We compared the performance of various learning rates on the traffic classification results. We set the learning rate to four values: 0.1, 0.01, 0.001, and 0.0001. As shown in
Figure 6, the model’s performance is improving as the learning rate decreases. When the learning rate was set to 0.001, precision, recall, and F1-score were the highest; 97.85%, 97.83%, and 97.57%, respectively, reached the best performance. Which were higher than the learning rate was 0.1, increased by 0.37%, 0.57%, and 0.7%, respectively. When the learning rate was 0.01, the values of precision, recall, and F1-score were 97.58%,97.44%, and 97.08%, respectively. When it decreases to 0.0001, the model’s performance decreases, and the four evaluation metrics are 97.66%, 97.67%, and 97.39%, respectively. Therefore, the learning rate is set to 0.001.
4.3.2. Nb_Stacks
The Nb_stacks parameter specifies the number of stacks in TCN.
Figure 7 displays the capabilities of the proposed model in various Nb_stacks. The figure indicates that the model outperformed when Nb_stacks is 2, and there is a slight improvement in precision, recall, and F1-score compared with the rest two groups. Therefore, we choose Nb_stacks equal to 2 for our experiments.
4.4. Result and Analysis
This section compares the proposed algorithm with the single algorithms TCN, BiGRU, and TCN-BiGRU. After careful analysis, we find that using a single TCN is capable of extracting the local temporal features, but it ignores the global temporal features. By combining TCN with BiGRU, we are able to extract both local and global temporal features of the traffic, improving the model’s performance. Finally, by adding self-attention, the model can focus on more essential feature data, and the model’s performance is further improved.
As shown in
Figure 8, when combining TCN and BiGRU, the performance of precision, recall, and F1-score are 97.71%, 97.68%, and 97.40%, respectively, which are higher than those of TCN and BiGRU alone.
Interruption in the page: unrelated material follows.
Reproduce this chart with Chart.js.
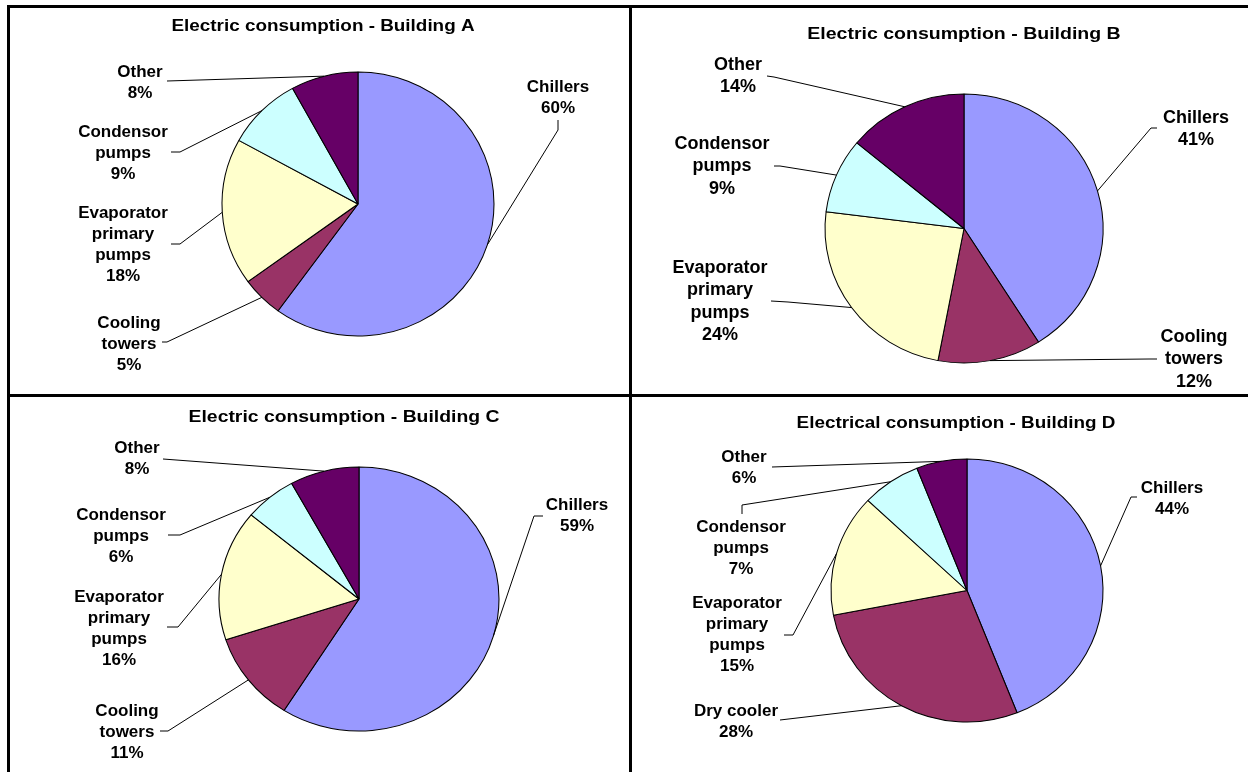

Adding self-attention improves the value of four evaluation metrics by 0.14%, 0.14%, 0.14%, and 0.15%, respectively. The experiments demonstrate that our proposed algorithm model combining TCN, BiGRU, and self-attention can efficiently enhance the traffic performance of multi-classification.
To better demonstrate the capabilities of the presented algorithm in network intrusion detection, We compare the performance of the TGA model with that of recently developed algorithms, for example, LSTM + AM [
32], DNN [
33], CNN [
34], DAE + DNN [
35], CNN + CBAM [
4], and ID-RDRL [
20], all of them using various DL approaches. Experiments indicate that our proposed algorithm is superior to other baseline models regarding accuracy, precision, recall, and F1-score.
As illustrated in
Table 4, the value of four evaluation metrics for LSTM + AM [
32] are 96.2%, 96%, 96%, and 93%, respectively. Moreover, our method improves these four metrics by improving 1.63%, 1.85%, 1.83%, and 4.57%. In addition, the accuracy value of our proposed algorithm improves by 0.55% over DNN [
33]. ID-RDRL [
20] only published the accuracy and F1-score, which are 96.2% and 94.9%. The TGA model’s accuracy increased by 1.63%, and the F1-score increased by 2.67%. The above analysis shows that the proposed approach has yielded better results in all four evaluation metrics than in other papers, which validates the proposed model’s effectiveness in intrusion detection tasks.
Figure 9 shows the confusion matrix, and
Table 5 illustrates the classification report of our presented model. Combining
Table 5 and
Figure 9, the detection capacity of the presented model in the multi-category case can be further determined. Among the samples in the benign category, precision of 98.73%, recall and F1-score values over 99%. The precision, recall, and F1-score values for DDOS and Bot attack categories exceeded 99%, indicating that the model can detect these two attack types very well. The detection results for the Dos and the Bruteforce attack category samples show that some samples are difficult to distinguish, which may be due to the similar attack principles of these two types of attack samples. Besides, the Web-attack samples are a minority of the total samples. The proportion of data samples in the training process is tiny, which causes the model to be biased toward the majority of samples, also known as a benign sample. Therefore, the classification of infilteration is not effective. An imbalance problem in the dataset can cause infilteration to misclassify into benign samples. This indicates that sample imbalance is still the primary problem faced in network intrusion detection, and we will focus on treating sample imbalance in future research. The problem of data imbalance can be solved in future research using oversampling methods such as random oversampling or SMOTE methods.
5. Conclusions
In this work, we present a model that combines TCN, BiGRU, and a self-attention mechanism to boost the performance of traffic classification. Our model utilizes TCN and BiGRU to extract local and global temporal features of network traffic simultaneously. First of all, these two features are integrated in order to broaden the feature information. Second, our model correspondingly assigns different weight parameters to the features through a self-attention mechanism, whereby the most prominent features are preserved to the utmost and then fed into the fully connected layer. Finally, the softmax layer is a classifier to identify the category to which the traffic belongs. The results of the experiments indicate that our presented model achieves relatively good effects for multi-classification on the dataset. The value of the accuracy reached 97.83%, exceeding that of using individual TCN and BiGRU methods. However, it also has some limitations; the proportion of benign samples to malicious samples is imbalanced in the dataset, leading to the less effective classification of small samples. For future research, we will pay attention to treating sample imbalance, for example, introducing the random oversampling or SMOTE method to achieve the effect of a balanced dataset. Furthermore, we regard a more lightweight intrusion detection system as needing to be applied in the real network environment.